No outro dia ela ligou falando com sotaque ítalo - hispânico:

- “Ola! El señor és dono de tereno en la playa de Ipioca para vender?”

Do outro lado, Américo, um corretor malandro, negociou, acertou preço, marcaram para no dia seguinte no cartório passar a escritura, Américo levaria o proprietário, Dr. Saulo, conceituado médico, era viúvo, bastava sua assinatura.

Às nove da manhã, no cartório, sentados esperavam, o corretor e o Doutor Saulo, Américo vibrando pela corretagem que iria ganhar, dava para pagar os livros do menino.

De repente, entra o casal, o italiano e a morena. Surpreso Doutor Saulo, não se conteve, não segurou a goela.

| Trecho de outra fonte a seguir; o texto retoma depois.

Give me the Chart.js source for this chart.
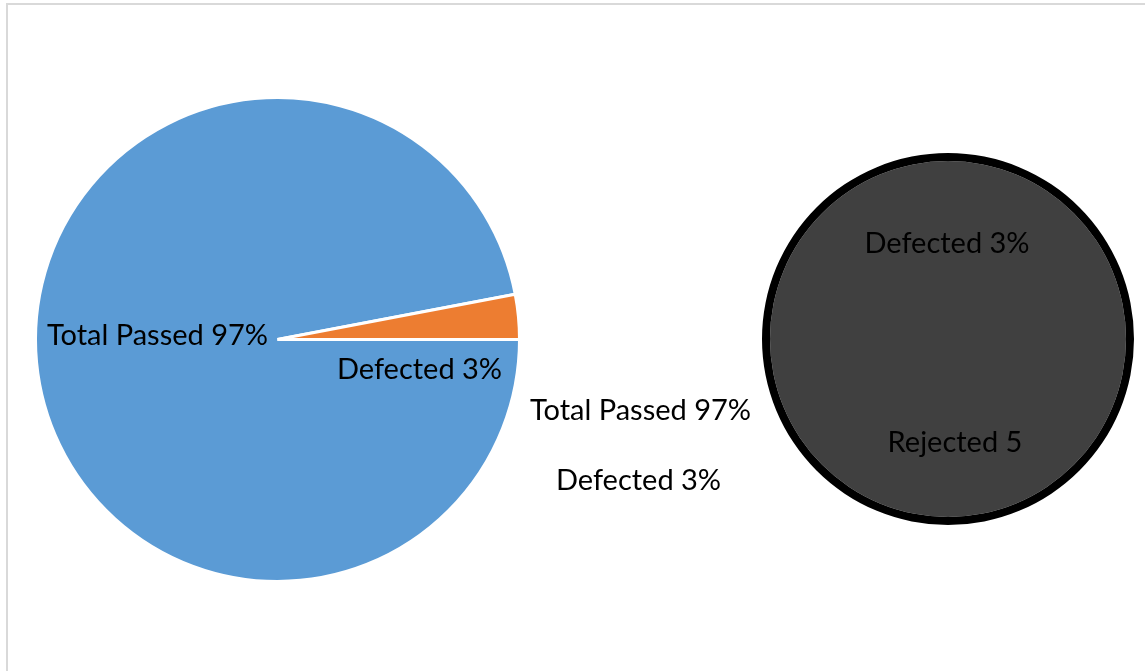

- “Cicinha, menina, por onde você anda?”

Ao reconhecer o médico com quem tanto saiu, Cícera o cumprimentou acanhadíssima, apavorada, passou mal, pequeno desmaio, pediu ao marido, queria voltar para casa. A venda não foi realizada. O casal Antecipou o retorno para Itália, por insistência de Francesca. Quem mais sofreu foi Américo, contava com aquele rico dinherinho da comissão para o livro dos meninos.